Historically, Valve had a special line of defense against possible economic volatility which separated itself from other consumer technology firms. Valve could always afford to sell their hardware at or near cost, absorbing thin margins in exchange for net ecosystem growth. The Steam Deck launched and thrived on that model. But that all seems to be changing, because the economic volatility that rose as a result of an unprecedented DRAM crisis was orders of magnitude worse than Valve (or for that matter, any consumer technology giant) could anticipate. Valve can no longer absorb the component cost increases, and that has been made evident due to the price rise we witnessed in May 2026.
The Steam Machine will face the same pressure from the moment it ships, except at a price point where the margin arithmetic is simply unfeasible.

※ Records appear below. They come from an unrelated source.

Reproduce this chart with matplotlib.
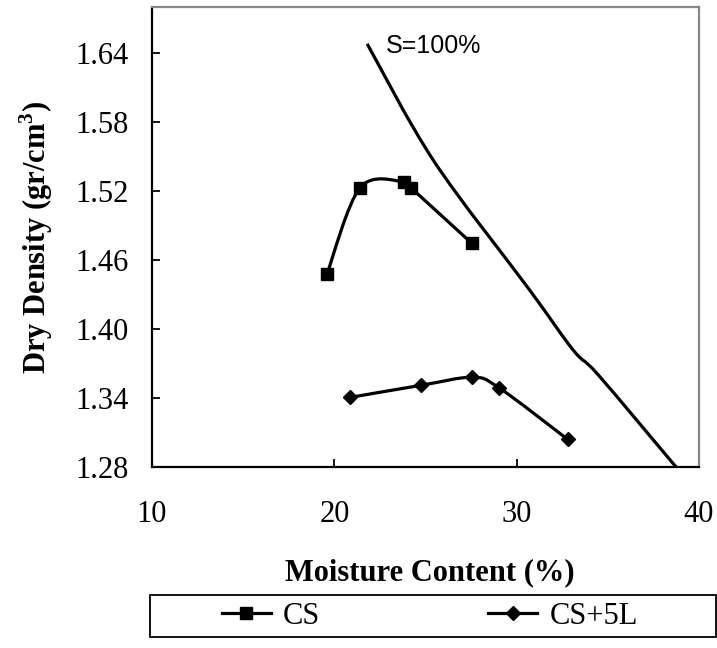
import matplotlib
matplotlib.use("Agg")
import matplotlib.pyplot as plt
from matplotlib.path import Path
from matplotlib.patches import PathPatch, Rectangle
from matplotlib.lines import Line2D
import numpy as np

plt.rcParams['font.family'] = ['Liberation Serif', 'DejaVu Serif']
plt.rcParams['mathtext.fontset'] = 'custom'
plt.rcParams['mathtext.rm'] = 'Liberation Serif'
plt.rcParams['mathtext.bf'] = 'Liberation Serif:bold'

FS = 22

# moisture content (%) / dry density (gr/cm3)
cs_w = [19.6, 21.42, 23.83, 24.19, 27.54]
cs_d = [1.448, 1.523, 1.528, 1.523, 1.4745]

cs5l_w = [20.86, 24.74, 27.56, 29.02, 32.80]
cs5l_d = [1.3405, 1.351, 1.358, 1.349, 1.304]

# zero air voids line (S=100%)
sat_w = [21.8, 25.46, 30.66, 33.11, 34.48, 38.74]
sat_d = [1.648, 1.546, 1.435, 1.3815, 1.360, 1.280]

xticks = [10, 20, 30, 40]
yticks = [1.28, 1.34, 1.40, 1.46, 1.52, 1.58, 1.64]


def smooth_path(xs, ys):
    # Bezier through the points, spreadsheet-style smoothing
    p = np.column_stack([xs, ys])
    n = len(p)
    verts = [p[0]]
    codes = [Path.MOVETO]
    for i in range(n - 1):
        prev = p[i - 1] if i > 0 else p[i]
        nxt = p[i + 2] if i + 2 < n else p[i + 1]
        c1 = p[i] + (p[i + 1] - prev) / 6.0
        c2 = p[i + 1] - (nxt - p[i]) / 6.0
        verts += [c1, c2, p[i + 1]]
        codes += [Path.CURVE4] * 3
    return Path(verts, codes)


fig = plt.figure(figsize=(7.17, 6.48), dpi=100)
ax = fig.add_axes([152 / 717, 1 - 467 / 648, 547 / 717, 460 / 648])

for xs, ys in [(cs_w, cs_d), (cs5l_w, cs5l_d), (sat_w, sat_d)]:
    ax.add_patch(PathPatch(smooth_path(xs, ys), facecolor='none',
                           edgecolor='black', lw=2.3, capstyle='butt'))

ax.plot(cs_w, cs_d, ls='none', marker='s', ms=8, color='black')
ax.plot(cs5l_w, cs5l_d, ls='none', marker='D', ms=7.5, color='black')

ax.text(22.84, 1.646, 'S=100%', family='Liberation Sans', fontsize=18,
        ha='left', va='center')

ax.set_xlim(10, 40)
ax.set_ylim(1.28, 1.68)
ax.set_xticks(xticks)
ax.set_xticklabels([str(t) for t in xticks])
ax.set_yticks(yticks)
ax.set_yticklabels(['%.2f' % t for t in yticks])
ax.tick_params(axis='x', direction='in', length=6, width=1.3, labelsize=FS, pad=24)
ax.tick_params(axis='y', direction='in', length=6, width=1.3, labelsize=FS, pad=17)

for side in ['left', 'bottom']:
    ax.spines[side].set_color('black')
    ax.spines[side].set_linewidth(1.6)
for side in ['top', 'right']:
    ax.spines[side].set_color('#888888')
    ax.spines[side].set_linewidth(1.6)

fig.text(430 / 717, 1 - 573 / 648, 'Moisture Content (%)', fontsize=FS,
         fontweight='bold', ha='center', va='center')
fig.text(36 / 717, 1 - 237 / 648, r'Dry Density (gr/cm$^\mathbf{3}$)',
         fontsize=FS, fontweight='bold', rotation=90, ha='center', va='center')

# legend frame below the plot
fig.patches.append(Rectangle((150 / 717, 1 - 637 / 648), 566 / 717, 42 / 648,
                             transform=fig.transFigure, fill=False,
                             edgecolor='black', lw=1.3))
handles = [Line2D([], [], color='black', lw=2.3, marker='s', ms=8),
           Line2D([], [], color='black', lw=2.3, marker='D', ms=7.5)]
fig.legend(handles, ['CS', 'CS+5L'], loc='center',
           bbox_to_anchor=(430 / 717, 1 - 616 / 648), ncol=2, frameon=False,
           fontsize=FS, handlelength=1.6, handletextpad=0.4,
           columnspacing=5.5, borderpad=0)

fig.savefig('out.png', dpi=100)
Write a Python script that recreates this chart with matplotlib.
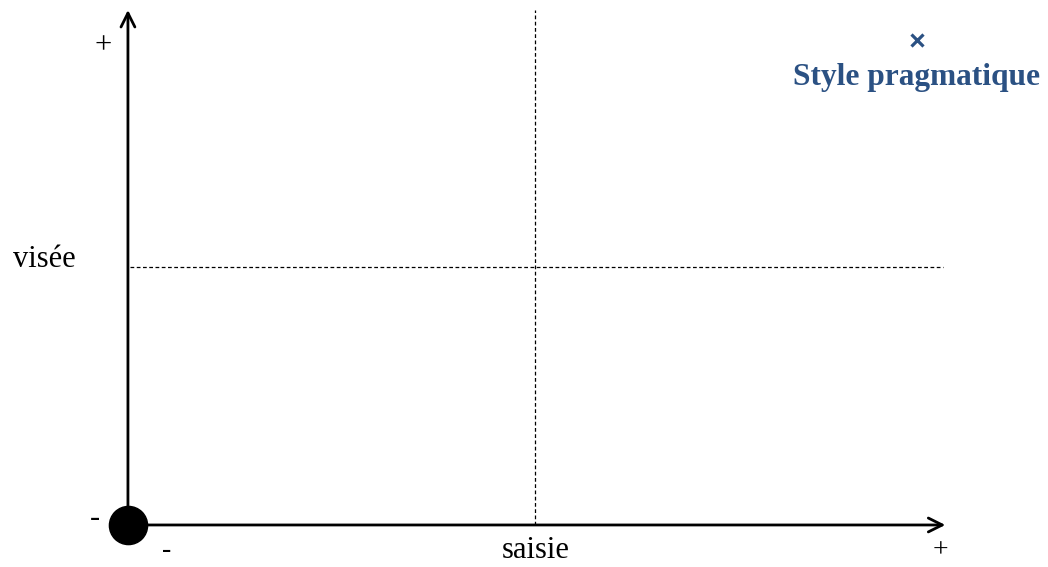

The strategic logic was simpler when the Steam Machine was positioned as a $700 system (although even at that price, not all analysts were sold on it), where the living room device had a plausible entry point value proposition for first-time buyers. The problem now is that a $1,300 device is no way to appeal to mass-market consumers. The audience that Valve needs to reach most is unfortunately the one that's least likely, now of all time, to spend four figures on a platform they don't have a reason to trust.
Right product, wrong moment
Perhaps what hurts the most is the fact that, if the Steam Machine was released a year earlier, this would've been a different conversation. The discussion would've probably centered around thermal efficiency, SteamOS, performance, and whether the living room PC dream had arrived in a convincing form factor. Instead, it arrives in a market shaped by a crisis that made every price point harder to defend in a consumer landscape that has already seen the prices of the most sought-after devices skyrocket overnight. Whether it's a temporary fluctuation in consumer economics or the dawn of the "new normal", remains to be seen. What's clear, however, is the fact that the living room console dream isn't close to realization this summer for many.